As an admin for Charcoal, the team who develops Smoke Detector as a volunteer effort, I'll pipe in to mention that we can always use more volunteers. This spam wave is not confined to Server Fault, though yesterday's deluge by and large was. A simple way to help is to join the Charcoal HQ chat room and flag the spam as it's being reported there, in near real time based on a battery of regular expressions and other detection techniques.
If you can analyze the archived spam and help develop better detection rules, that's obviously a very valuable sort of contribution. Authorized users are also encouraged to !!/blacklist-number
any new phone numbers we don't currently detect, though you need to be an enrolled team member with some amount of participation in the project before you can be granted these privileges. Perhaps see also our guidance at https://charcoal-se.org/ if you are interested in taking part.
(Our general guidance calls for several confirmed spam reports before we blacklist anything, but this particular campaign is far above and beyond anything we have seen before, and so we have relaxed the blacklisting criteria for this particular phone support spam campaign.)
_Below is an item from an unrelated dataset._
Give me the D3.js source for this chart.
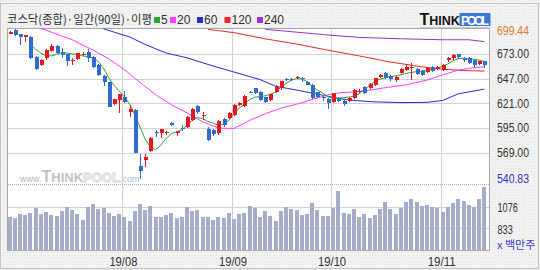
<!DOCTYPE html>
<html>
<head>
<meta charset="utf-8">
<script src="https://cdn.jsdelivr.net/npm/d3@7/dist/d3.min.js"></script>
<style>
  body { margin: 0; background: #fff; }
  svg { display: block; }
</style>
</head>
<body>
<div class="chart"></div>
<script>
// KOSDAQ composite, daily, last 92 sessions (oldest first)
const open = [694.4,698,693.7,691.3,691.3,670.2,661.4,668.4,676.2,681.8,
  674.8,672.7,665.5,667.7,672.4,675.5,670.2,661.4,650.2,643.2,
  620.3,624.5,627.7,611.5,614,555.4,561.3,570.8,590.8,589.4,
  590.2,600.6,590,595.4,596.4,603.5,617.9,607.5,594,592.6,
  589.4,604.2,605.9,608.7,619.3,618.2,633.4,636.8,633.3,627.3,
  624.5,633.3,636.8,646.8,646.5,647.5,647.4,643.9,640.4,632.6,
  628,626,622.1,627,623.5,623.5,627,632.6,638.6,636.8,
  640.4,649.1,653.3,650.2,645.6,653,656.5,658.5,657.2,655.4,
  654.4,659.7,657.2,656.2,666.7,668.4,672.7,669.2,669.2,666.3,
  662.1,665.6];
const high = [697,699.44,694,693.5,692,671,668,678,683,682,
  679.7,673,668.4,674,675,678.3,671,662,651,644,
  626,631,634.4,619.3,615,567.3,567.3,585,592.6,594,
  592,601,592,598.2,608,616,619,612.2,596.4,594,
  603,605.9,611.5,620,622,630,634,637.5,634,628,
  631,640,645,648,648,649.8,649,645,641,633,
  629,627,632,628,624,628,636,635.8,639.5,642,
  648,652,654,651,650,658.5,662,663,658,656,
  659,660,660,662,670,673,673.5,670,670,667,
  666,666];
const low = [694,692,682.5,686,668,656,660,667,675,673,
  668.4,660.7,661.4,667,671,665,658,650,639.6,617,
  619,610.5,621,607,569,540.83,554.3,570,585.6,584.9,
  588,597,587,592,595,602,610,603.5,581.3,587,
  588,596.4,605,608,618,617,632,631,623,621,
  623,632,635,645,645,646.3,643.9,640,626,627,
  623.5,615,621,622,618.2,622,626,632,631,636,
  639,648,647,645,644,651.5,655,646,651,650,
  653,654,656,655,665,667,668,665,662,659,
  661,658.6];
const close = [696.5,693,690.9,693,668.4,657.2,666.7,677.2,681.8,673.7,
  672,666,666.2,673.7,672.9,668.4,659,650.9,643.9,617.5,
  625.6,630.5,622.8,615,569,550,564.5,584.2,589.5,593.6,
  591.2,598.2,591.5,593.5,607,615,611.5,608.5,582.4,588.4,
  602.4,598.2,610.8,619.3,621,629.1,633,631.6,624.5,622.8,
  630.5,638.6,644.6,646.4,646,648.4,646.7,640.4,626.3,628,
  626.3,621,631.6,623.8,620.7,627,635.1,634.4,632.3,641.4,
  647.4,650.9,648,646.3,649,657.5,659.5,659.3,651.9,650.9,
  658.6,655.4,659,661.4,669.2,671.9,669.5,666.3,663.2,661.4,
  665.6,661.4];
// volume, million shares
const volume = [960,948,998,979,1001,1060,998,1012,979,967,
  1027,1068,1038,990,930,1072,1105,1049,1057,1009,
  971,998,960,911,1027,1105,1038,1087,960,960,
  988,1004,948,956,1068,1023,1035,956,963,926,
  956,948,1004,941,993,1004,1083,1057,956,1023,
  967,915,1023,1068,1046,1035,986,998,1113,1035,
  967,975,1057,1255,1009,990,1046,960,998,948,
  979,1049,1132,1046,998,1060,1132,1158,1124,1087,
  1098,1072,1057,1016,1072,1117,1165,1135,1098,1076,
  1165,1300];

// moving averages as [session index, value]
const ma5 = [[4,683],[5,678],[6,674],[7,671],[8,671],[9,672.5],[10,674.5],[11,674],[12,673],[13,672.5],
  [14,671],[15,670],[16,669],[17,665],[18,658],[19,648],[20,640],[21,634],[22,628],[23,620],
  [24,609],[25,596],[26,583],[27,575],[28,572],[29,577],[30,584],[31,589],[32,591],[33,593],
  [34,598],[35,603],[36,606],[37,605],[38,602],[39,600],[40,598],[41,599],[42,603],[43,610],
  [44,616],[45,620],[46,625],[47,627.5],[48,628],[49,629],[50,630.5],[51,633],[52,638],[53,642],
  [54,645.5],[55,647],[56,646.5],[57,644],[58,639],[59,635],[60,632],[61,628],[62,626.5],[63,626.5],
  [64,627],[65,627.5],[66,628.5],[67,631],[68,636],[69,640],[70,644],[71,646.5],[72,648],[73,649],
  [74,650],[75,651],[76,652.5],[77,653.5],[78,654.5],[79,655],[80,656],[81,657],[82,658],[83,660],
  [84,662.5],[85,666],[86,668],[87,668.5],[88,668],[89,667.5],[90,666.5],[91,665]];
const ma20 = [[6,700],[9,694],[12,688],[16,677],[19,668],[22,656.5],[25,643],[28,630],[31,619.5],
  [34,611],[37,601.5],[40,595],[43,594.5],[46,603],[49,610],[52,616],[55,620],[58,625],[61,630],
  [63,632],[66,633],[68,634],[72,637.5],[76,640.5],[80,645.5],[83,651],[86,656],[89,658.5],[91,659.5]];
const ma60 = [[18,699.5],[23,691],[26,683],[30,674],[34,669],[38,662],[43,654],[48,646],[51,639],
  [55,635],[61,628.5],[63,626],[66,624],[70,622.5],[75,621.8],[80,622],[83,624],[86,631],[89,634],[91,636]];
const ma120 = [[38,699],[43,695.5],[49,689],[55,683.5],[61,677],[67,671],[73,664.5],[79,659.5],
  [83,657],[87,655.5],[91,655]];
const ma240 = [[49,699],[55,696],[61,693],[67,690.5],[75,689],[83,688],[88,688],[91,686]];

const maLabels = ["5", "20", "60", "120", "240"];
const monthIndex = [22, 43, 62, 83];
const monthLabels = ["19/08", "19/09", "19/10", "19/11"];
const priceTicks = [699.44, 673, 647, 621, 595, 569, 540.83];
const volumeTicks = [1076, 833];

const maColors = ["#2ca52c", "#ff3cff", "#2a2ad8", "#ee2a2a", "#9b30d0"];
const upColor = "#e8171e", downColor = "#2f6bd2";

const svg = d3.select(".chart").append("svg")
  .attr("width", 540).attr("height", 270)
  .style("font-family", "'Liberation Sans', Arial, sans-serif");

const defs = svg.append("defs");
const pat = defs.append("pattern").attr("id", "dots")
  .attr("width", 3).attr("height", 3).attr("patternUnits", "userSpaceOnUse");
pat.append("rect").attr("width", 3).attr("height", 3).attr("fill", "#f2f2f2");
pat.append("rect").attr("width", 1).attr("height", 1).attr("fill", "#e3e3e3");
defs.append("clipPath").attr("id", "pclip")
  .append("rect").attr("x", 7).attr("y", 28).attr("width", 483).attr("height", 156);

// background + frames
svg.append("rect").attr("width", 540).attr("height", 270).attr("fill", "url(#dots)");
svg.append("rect").attr("x", 0.5).attr("y", 3.5).attr("width", 538).attr("height", 265)
  .attr("fill", "none").attr("stroke", "#c4c4c4");
svg.append("rect").attr("x", 7.5).attr("y", 28.5).attr("width", 482).attr("height", 222)
  .attr("fill", "#fff").attr("stroke", "#a9a9a9");

// scales
const x = d3.scaleBand().domain(d3.range(open.length)).range([7, 487]);
const cx = i => x(i) + x.bandwidth() / 2;
const y = d3.scaleLinear().domain([540.83, 699.44]).range([179.4, 28.9]);
const yv = d3.scaleLinear().domain([590, 1319]).range([249.9, 185.1]);

// grid
const grid = svg.append("g").attr("stroke", "#d3d3d3").attr("shape-rendering", "crispEdges");
grid.selectAll(".hp").data(priceTicks.slice(1, -1)).join("line")
  .attr("x1", 8).attr("x2", 489)
  .attr("y1", d => Math.round(y(d)) + 0.5).attr("y2", d => Math.round(y(d)) + 0.5);
grid.selectAll(".hv").data(volumeTicks).join("line")
  .attr("x1", 8).attr("x2", 489)
  .attr("y1", d => Math.round(yv(d)) + 0.5).attr("y2", d => Math.round(yv(d)) + 0.5);
grid.selectAll(".vm").data(monthIndex).join("line")
  .attr("x1", d => Math.floor(x(d) + 1) + 0.5).attr("x2", d => Math.floor(x(d) + 1) + 0.5)
  .attr("y1", 29).attr("y2", 250);
svg.append("line").attr("x1", 8).attr("x2", 489).attr("y1", 184.5).attr("y2", 184.5)
  .attr("stroke", "#b4b4b4").attr("stroke-dasharray", "1,1");

// watermark
const wm = svg.append("text").attr("x", 20).attr("y", 182).attr("font-weight", "bold");
wm.append("tspan").attr("font-size", 9).attr("font-weight", "normal").attr("fill", "#b5b5b5").text("www.");
wm.append("tspan").attr("font-size", 16).attr("fill", "#c2c2c2").text("T");
wm.append("tspan").attr("font-size", 13).attr("fill", "#c2c2c2").text("HINK");
wm.append("tspan").attr("font-size", 13).attr("fill", "#fafafa").attr("stroke", "#d2d2d2")
  .attr("stroke-width", 0.8).text("POOL");
wm.append("tspan").attr("font-size", 9).attr("font-weight", "normal").attr("fill", "#a9b8d8").text(".com");

// volume bars
svg.append("g").attr("shape-rendering", "crispEdges")
  .selectAll("rect").data(volume).join("rect")
  .attr("x", (d, i) => Math.round(cx(i)) - 2)
  .attr("y", d => Math.round(yv(d)))
  .attr("width", 4)
  .attr("height", d => 250 - Math.round(yv(d)))
  .attr("fill", "#a5adca");

// moving averages
const line = d3.line().x(d => cx(d[0])).y(d => y(d[1]));
const maG = svg.append("g").attr("clip-path", "url(#pclip)");
[ma240, ma120, ma60, ma20, ma5].forEach((s, k) => {
  maG.append("path").datum(s)
    .attr("fill", "none")
    .attr("stroke", maColors[4 - k])
    .attr("stroke-width", 1)
    .attr("d", line);
});

// candles
const idx = d3.range(open.length);
const cg = svg.append("g").attr("shape-rendering", "crispEdges").attr("clip-path", "url(#pclip)");
cg.selectAll(".wick").data(idx).join("rect")
  .attr("x", i => Math.round(cx(i)))
  .attr("y", i => Math.round(y(high[i])))
  .attr("width", 1)
  .attr("height", i => Math.max(1, Math.round(y(low[i])) - Math.round(y(high[i]))))
  .attr("fill", i => close[i] >= open[i] ? upColor : downColor);
cg.selectAll(".body").data(idx).join("rect")
  .attr("x", i => Math.round(cx(i)) - 1)
  .attr("y", i => Math.round(y(Math.max(open[i], close[i]))))
  .attr("width", 4)
  .attr("height", i => Math.max(1, Math.round(y(Math.min(open[i], close[i]))) - Math.round(y(Math.max(open[i], close[i])))))
  .attr("fill", i => close[i] >= open[i] ? upColor : downColor);

// right price axis
svg.append("g").attr("transform", "translate(497,0)")
  .call(d3.axisRight(y).tickValues(priceTicks).tickFormat(d3.format(".2f")).tickSize(0).tickPadding(0))
  .call(g => g.select(".domain").remove())
  .call(g => g.selectAll("text")
    .attr("font-family", "'Liberation Sans', Arial, sans-serif")
    .attr("font-size", 12)
    .attr("textLength", 32).attr("lengthAdjust", "spacingAndGlyphs")
    .attr("y", d => d === priceTicks[0] ? 2 : d === priceTicks[priceTicks.length - 1] ? -1 : 0)
    .attr("fill", d => d === priceTicks[0] ? "#e07b22" : d === priceTicks[priceTicks.length - 1] ? "#2e32d2" : "#333"));

// right volume axis
svg.append("g").attr("transform", "translate(497.5,0)")
  .call(d3.axisRight(yv).tickValues(volumeTicks).tickFormat(d3.format("d")).tickSize(0).tickPadding(0))
  .call(g => g.select(".domain").remove())
  .call(g => g.selectAll("text")
    .attr("font-family", "'Liberation Sans', Arial, sans-serif")
    .attr("font-size", 12)
    .attr("textLength", d => String(d).length * 5.1).attr("lengthAdjust", "spacingAndGlyphs")
    .attr("y", 1)
    .attr("fill", "#333"));
svg.append("text").attr("x", 497).attr("y", 249)
  .attr("font-family", "'Noto Sans CJK KR', sans-serif").attr("font-size", 11)
  .attr("fill", "#3a3ad0").text("x 백만주");

// bottom month axis
svg.append("g").attr("transform", "translate(-1,251)")
  .call(d3.axisBottom(x).tickValues(monthIndex).tickFormat((d, i) => monthLabels[i]).tickSize(0).tickPadding(6))
  .call(g => g.select(".domain").remove())
  .call(g => g.selectAll("text")
    .attr("font-family", "'Liberation Sans', Arial, sans-serif")
    .attr("font-size", 12)
    .attr("textLength", 28).attr("lengthAdjust", "spacingAndGlyphs")
    .attr("fill", "#333"));

// title and legend
svg.append("text").attr("x", 7).attr("y", 24)
  .attr("font-family", "'Noto Sans CJK KR', sans-serif").attr("font-size", 12)
  .attr("textLength", 145).attr("lengthAdjust", "spacingAndGlyphs")
  .attr("fill", "#333").text("코스닥(종합)·일간(90일)·이평");
const legendX = [154, 170, 197, 224.5, 257];
const lg = svg.append("g").selectAll("g").data(maLabels).join("g")
  .attr("transform", (d, i) => `translate(${legendX[i]},0)`);
lg.append("rect").attr("y", 17).attr("width", 6).attr("height", 6)
  .attr("fill", (d, i) => maColors[i]);
lg.append("text").attr("x", 7).attr("y", 23.5).attr("font-size", 12).attr("fill", "#333")
  .text(d => d);

// logo
const logo = svg.append("g").attr("font-weight", "bold");
logo.append("rect").attr("x", 459.5).attr("y", 13).attr("width", 31).attr("height", 13).attr("fill", "#3b77d6");
logo.append("line").attr("x1", 420).attr("x2", 491).attr("y1", 27.5).attr("y2", 27.5).attr("stroke", "#d0d0d0");
const lt = logo.append("text").attr("x", 419.5).attr("y", 25).attr("fill", "#111");
lt.append("tspan").attr("font-size", 16).text("T");
lt.append("tspan").attr("font-size", 12.5).text("HINK");
logo.append("text").attr("x", 475).attr("y", 25).attr("text-anchor", "middle")
  .attr("font-size", 12.5).attr("fill", "#fff").attr("textLength", 28).text("POOL");
</script>
</body>
</html>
I'm also wondering what could possibly motivate this severely disruptive behavior, and whether anything is being done legally to seek restitution for this serious DoS attack. Perhaps somebody from Stack Exchange could fill us in on whether they are seeking legal remedies and what sort of evidence or coordination would be useful for that. We archive the spam in metasmoke as soon as it's reported, so we may have information which could be useful for any fact finding. (However, we don't have access e.g. to IP addresses; we simply use the features of the existing Stack Exchange API.)